Having local rivers recede may take some time, because some of the water is still draining south from Missouri.

Frequent rain and the cool temperatures this spring have frustrated Arkansas farmers trying to plant crops.

Before Sunday’s rain, “we were just starting to get in good shape,” Vangilder said.

In Lee County, Extension Staff Chair Stan Baker said some spots received more than four inches of rain Sunday night and more than six inches since Thursday night. However, in general, the county’s farms looked to be in pretty good shape.

“With all the rain, there are some fields under water, and a replant may be necessary, but most of these fields had not been planted yet,” he said Monday. “There were a lot of acres planted in the county the past two weeks. The rain was needed in many of the fields because the soil had crusted, and the rain softened it to make plant emergence easier.” 

The forecast for the Little Rock warning area shows dry weather from Wednesday through Sunday.

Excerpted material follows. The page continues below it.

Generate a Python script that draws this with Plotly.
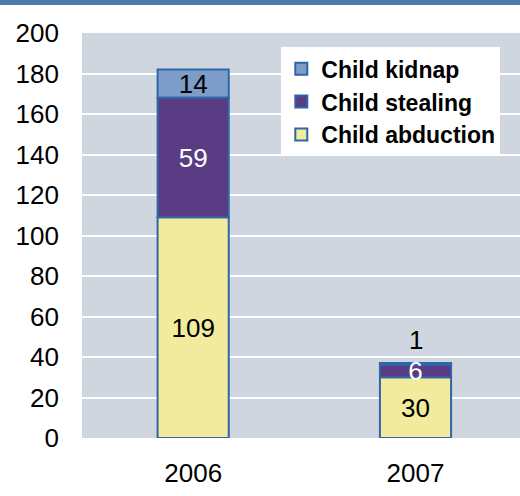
import plotly.graph_objects as go

years = ["2006", "2007"]
abduction = [109, 30]
stealing = [59, 6]
kidnap = [14, 1]

# stack bases, so the traces can be drawn in any order (keeps the "6" on top)
base_stealing = abduction
base_kidnap = [a + s for a, s in zip(abduction, stealing)]
totals = [b + k for b, k in zip(base_kidnap, kidnap)]

outline = dict(color="#2E66A8", width=2)
label_font = dict(family="Liberation Sans, Arial", size=26)
bar_width = 0.32

# thin kidnap slices get their label above the bar instead of inside
kidnap_inside = [str(v) if v >= 10 else "" for v in kidnap]

fig = go.Figure()
fig.add_trace(go.Bar(
    name="Child kidnap", x=years, y=kidnap, base=base_kidnap, width=bar_width,
    marker=dict(color="#7E9CC8", line=outline), legendrank=1,
    text=kidnap_inside, textposition="inside", insidetextanchor="middle",
    textfont=dict(label_font, color="black"), constraintext="none", textangle=0,
))
fig.add_trace(go.Bar(
    name="Child abduction", x=years, y=abduction, width=bar_width,
    marker=dict(color="#F2EA9C", line=outline), legendrank=3,
    text=abduction, textposition="inside", insidetextanchor="middle",
    textfont=dict(label_font, color="black"), constraintext="none", textangle=0,
))
fig.add_trace(go.Bar(
    name="Child stealing", x=years, y=stealing, base=base_stealing, width=bar_width,
    marker=dict(color="#5A3C85", line=outline), legendrank=2,
    text=stealing, textposition="inside", insidetextanchor="middle",
    textfont=dict(label_font, color="white"), constraintext="none", textangle=0,
    cliponaxis=False,
))

for i, (k, top) in enumerate(zip(kidnap, totals)):
    if k < 10:
        fig.add_annotation(x=i, y=top, text=str(k), showarrow=False,
                           yanchor="bottom", yshift=6, font=dict(label_font, color="black"))

fig.update_layout(
    width=520, height=496,
    barmode="overlay",
    margin=dict(l=82, r=0, t=33, b=58, autoexpand=False),
    paper_bgcolor="white", plot_bgcolor="#CFD6E0",
    font=dict(family="Liberation Sans, Arial", size=26, color="black"),
    showlegend=True,
    legend=dict(
        x=0.455, y=0.965, xanchor="left", yanchor="top",
        bgcolor="white", font=dict(size=23, family="Liberation Sans, Arial", weight="bold"),
        itemwidth=30, tracegroupgap=0, traceorder="normal",
    ),
    xaxis=dict(type="category", range=[-0.5, 1.47], showgrid=False, ticks="",
               automargin=False, ticklabelstandoff=17),
    yaxis=dict(range=[0, 200], dtick=20, gridcolor="white", gridwidth=2,
               zeroline=False, ticks="", automargin=False, ticklabelstandoff=22),
    shapes=[dict(type="rect", xref="paper", yref="paper", x0=-0.2, x1=1.0,
                 y0=1.0 + 28 / 405, y1=1.0 + 34 / 405, fillcolor="#4A7AB0",
                 line=dict(width=0), layer="above")],
)

# drop the browser's default page margin so the figure sits at the window's corner
fig.write_html("out.html", config={"displayModeBar": False},
               post_script="document.body.style.margin='0';")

For more information about crop production, visit our newly revamped site at www.uaex.edu or contact your county extension office.

The University of Arkansas System Division of Agriculture offers its programs to all eligible persons regardless of race, color, national origin, religion, gender, age, disability, marital or veteran status, or any other legally protected status, and is an Equal Opportunity Employer.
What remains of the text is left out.